Master of Science in Civil Engineering (MSCE)



NACO controlled Corporate Body

University of North Florida. School of Engineering

First Advisor

Dr. Don T. Resio

Second Advisor

Dr. Peter Bacopoulos

Rights Statement

Third Advisor

Dr. William Dally

Department Chair

Dr. Murat Tiryakioglu

College Dean

Dr. Mark A. Tumeo


The lower St Johns River is a low-gradient coastal river with tidal hydrodynamics that remain active from the Atlantic Ocean through to the upstream end of Lake George (river km 200). Salinity in the lower St Johns River is spatially and temporally variable, whereby the salinity distribution is driven primarily by the combination of ocean processes of tides and storm surges and hydrological processes of watershed runoff. This study examines the probability distributions and modes of behavior of salinity for present-day conditions using data, numerical modeling and eigen-analysis. The hypothesis is that long-term changes (decadal scale) in the ocean processes will cause the probability distributions of salinity to adjust, and therefore there is a quantifiable non-stationarity of salinity in the lower St Johns River (shifts in the probability distribution of salinity, as representative of salinity increase) due to sea-level rise. The numerical modeling is validated against data, then the model is applied to generate synthetic salinity records for the main river stem and tributaries of the lower St. Johns based on present-day conditions.
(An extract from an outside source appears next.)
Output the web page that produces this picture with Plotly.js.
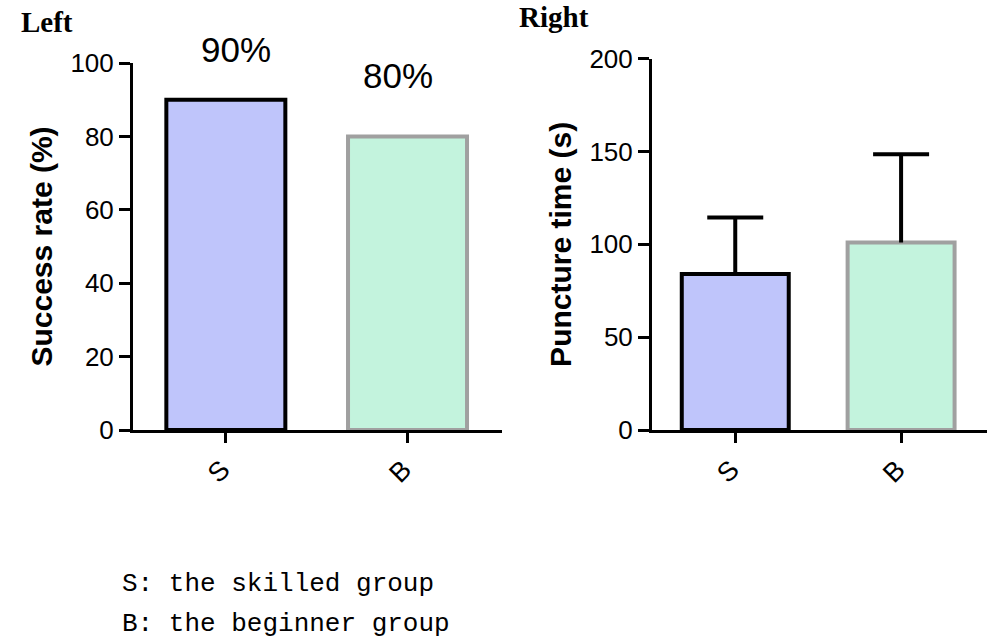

The synthetic salinity records are transformed into probability distribution functions (PDFs) and eigen-functions. The same analysis is performed on synthetic salinity records generated by the model when applied in forecast mode (i.e., sea-level rise). Comparisons of the forecasted PDFs and eigen-functions with those for present-day conditions quantify the non-stationarity (shifts in probability distributions and changes in eigen-structure) of the salinity in the lower St Johns River. The underlying physics of the cause (sea-level rise)-effect (non-stationarity of salinity) relationship are assessed in terms of coastal/river hydrodynamics.